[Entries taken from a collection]

--------------------

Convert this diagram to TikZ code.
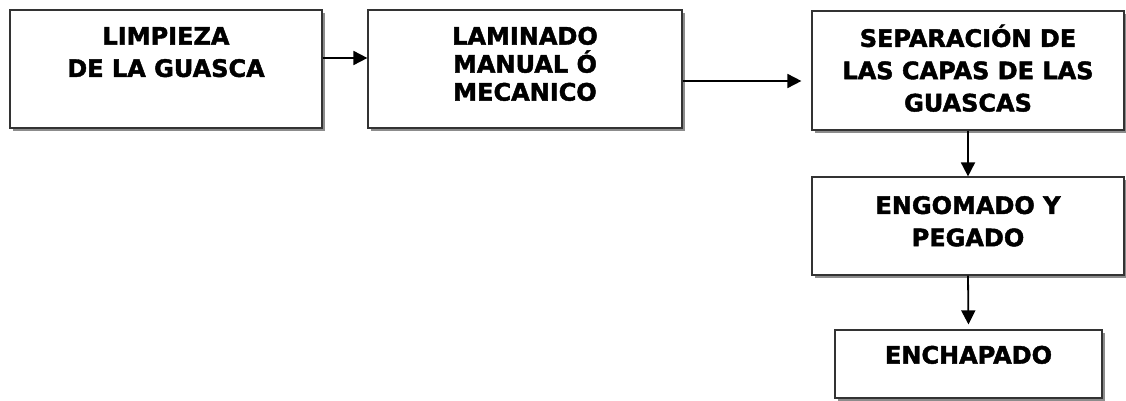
\documentclass[tikz,border=0pt]{standalone}
\usepackage{fontspec}
\setmainfont{DejaVu Sans}[BoldFeatures={FakeBold=1.8}]
\usetikzlibrary{arrows.meta,positioning,shadows}

\begin{document}
\begin{tikzpicture}[x=1pt,y=-1pt,
                box/.style={draw=black!80, line width=1.2pt, fill=white,
                  drop shadow={shadow xshift=3pt, shadow yshift=-3pt, fill=black!45, opacity=1},
                  minimum width=312pt, inner sep=0pt},
                lbl/.style={align=center, inner sep=0pt,
                  font=\fontsize{24}{32.3}\selectfont\bfseries},
                arr/.style={line width=1.8pt, -{Triangle[length=14pt,width=14pt]}}]
                \useasboundingbox (0,0) rectangle (1126,401);
                \node[box, minimum height=118pt] (limp) at (166,69) {};
                \node[lbl, below=17.5pt of limp.north] (limpt) {LIMPIEZA\\DE LA GUASCA};
                \node[box, minimum height=118pt, minimum width=314pt] (lam) at (525,69) {};
                \node[lbl, font=\fontsize{24}{28}\selectfont\bfseries,
                  below=17.2pt of lam.north] (lamt) {LAMINADO\\MANUAL Ó\\MECANICO};
                \node[box, minimum height=119pt] (sep) at (968,70.5) {};
                \node[lbl, below=14pt of sep.north] (sept) {SEPARACIÓN DE\\LAS CAPAS DE LAS\\GUASCAS};
                \node[box, minimum height=98pt] (eng) at (968,226) {};
                \node[lbl, below=19.5pt of eng.north] (engt) {ENGOMADO Y\\PEGADO};
                \node[box, minimum height=68pt, minimum width=267pt] (ench) at (968.5,364) {};
                \node[lbl, below=16.2pt of ench.north] (encht) {ENCHAPADO};
                \draw[arr] ([yshift=11pt]limp.east) -- ([yshift=11pt]limp.east -| lam.west);
                \draw[arr, shorten >=10pt] ([yshift=-12pt]lam.east) -- ([yshift=-12pt]lam.east -| sep.west);
                \draw[arr] (sep.south) -- (eng.north);
                \draw[arr, shorten >=5pt] (eng.south) -- (ench.north);
\end{tikzpicture}
\end{document}
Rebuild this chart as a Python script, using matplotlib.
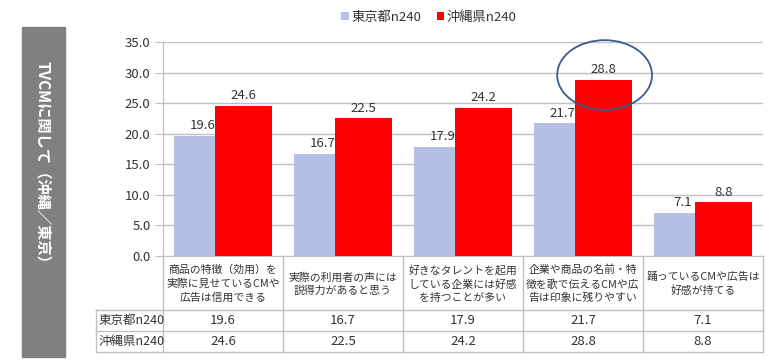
import matplotlib
matplotlib.use("Agg")
import matplotlib.pyplot as plt
from matplotlib.patches import Rectangle, Ellipse
from matplotlib.transforms import blended_transform_factory
import numpy as np

plt.rcParams['font.family'] = ['Noto Sans CJK JP', 'DejaVu Sans']

categories = [
    "商品の特徴（効用）を\n実際に見せているCMや\n広告は信用できる",
    "実際の利用者の声には\n説得力があると思う",
    "好きなタレントを起用\nしている企業には好感\nを持つことが多い",
    "企業や商品の名前・特\n徴を歌で伝えるCMや広\n告は印象に残りやすい",
    "踊っているCMや広告は\n好感が持てる",
]
series_names = ["東京都n240", "沖縄県n240"]
tokyo = [19.6, 16.7, 17.9, 21.7, 7.1]
okinawa = [24.6, 22.5, 24.2, 28.8, 8.8]
yticks = [0, 5, 10, 15, 20, 25, 30, 35]
side_title = "TVCMに関して（沖縄／東京）"

W, H = 775, 360
fig = plt.figure(figsize=(W / 100, H / 100), dpi=100)

def fx(px): return px / W
def fy(py): return 1 - py / H

ax_l, ax_r, ax_t, ax_b = 163, 763, 42, 256
ax = fig.add_axes([fx(ax_l), fy(ax_b), fx(ax_r - ax_l), (ax_b - ax_t) / H])

blue = "#B4C0E4"
red = "#FF0000"
txt = "#333333"
grid = "#BFBFBF"

x = np.arange(len(categories))
bw = 0.475
off = 0.17
b1 = ax.bar(x - off, tokyo, width=bw, color=blue, zorder=2)
b2 = ax.bar(x + off, okinawa, width=bw, color=red, zorder=3)
for xi, v in zip(x, tokyo):
    ax.text(xi - off, v + 0.6, f"{v:.1f}", ha="center", va="bottom", fontsize=9.5, color=txt, zorder=4)
for xi, v in zip(x, okinawa):
    ax.text(xi + off, v + 0.6, f"{v:.1f}", ha="center", va="bottom", fontsize=9.5, color=txt, zorder=4)

ax.set_xlim(-0.5, len(categories) - 0.5)
ax.set_ylim(0, 35)
ax.set_yticks(yticks)
ax.set_yticklabels([f"{t:.1f}" for t in yticks], fontsize=9.5, color=txt)
ax.set_xticks([])
ax.yaxis.grid(True, color=grid, linewidth=1, zorder=0)
ax.set_axisbelow(True)
for s in ["top", "right"]:
    ax.spines[s].set_visible(False)
ax.spines["left"].set_color(grid)
ax.spines["bottom"].set_color(grid)
ax.tick_params(axis="y", length=6, color=grid, pad=3)

imax = int(np.argmax(okinawa))
ax.add_patch(Ellipse((imax + off + 0.01, okinawa[imax] + 0.8), 0.79, 11.4, fill=False,
                     edgecolor="#3A5A8C", linewidth=1.3, zorder=5, clip_on=False))

ov = fig.add_axes([0, 0, 1, 1], zorder=-1)
ov.set_xlim(0, W)
ov.set_ylim(H, 0)
ov.axis("off")
ov.add_patch(Rectangle((22, 27), 43, 330, color="#808080", zorder=0))
fig.text(fx(43.5), fy(166), side_title, rotation=-90, ha="center", va="center",
         color="white", fontsize=11, fontweight="bold")

ov2 = fig.add_axes([0, 0, 1, 1])
ov2.set_xlim(0, W)
ov2.set_ylim(H, 0)
ov2.axis("off")
lc = "#BFBFBF"
r1, r2, r3 = 310, 331, 352
tab_left = 96
for yy in (r1, r2, r3):
    ov2.plot([tab_left, ax_r], [yy, yy], color=lc, lw=1)
ov2.plot([tab_left, tab_left], [r1, r3], color=lc, lw=1)
edges = np.linspace(ax_l, ax_r, len(categories) + 1)
for ex in edges:
    ov2.plot([ex, ex], [ax_b, r3], color=lc, lw=1)

tr = blended_transform_factory(ax.transData, fig.transFigure)
for xi, c in zip(x, categories):
    fig.text(xi, fy((ax_b + r1) / 2 + 1), c, transform=tr, ha="center", va="center",
             fontsize=7.8, color=txt, linespacing=1.4)
for xi, v in zip(x, tokyo):
    fig.text(xi, fy((r1 + r2) / 2), f"{v:.1f}", transform=tr, ha="center", va="center",
             fontsize=9.5, color=txt)
for xi, v in zip(x, okinawa):
    fig.text(xi, fy((r2 + r3) / 2), f"{v:.1f}", transform=tr, ha="center", va="center",
             fontsize=9.5, color=txt)
fig.text(fx(tab_left + 2), fy((r1 + r2) / 2), series_names[0], ha="left", va="center", fontsize=9, color=txt)
fig.text(fx(tab_left + 2), fy((r2 + r3) / 2), series_names[1], ha="left", va="center", fontsize=9, color=txt)

fig.legend([b1, b2], series_names, loc="center", bbox_to_anchor=(fx(429), fy(17)), ncol=2,
           frameon=False, handlelength=0.55, handleheight=0.55, handletextpad=0.2,
           columnspacing=1.2, fontsize=9.5, labelcolor=txt)

fig.savefig("out.png", dpi=100, facecolor="white")
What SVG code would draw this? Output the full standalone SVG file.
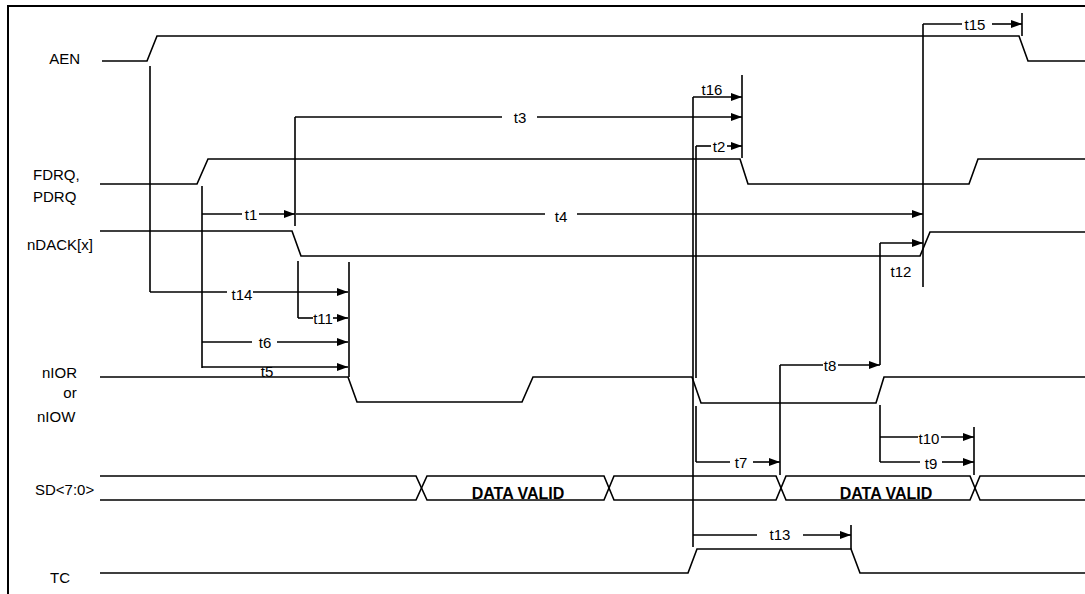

--------------------

Problem details = Copy each line of the records above that carries the word "code".

Finished task =
Convert this diagram to TikZ code.
What SVG code would draw this? Output the full standalone SVG file.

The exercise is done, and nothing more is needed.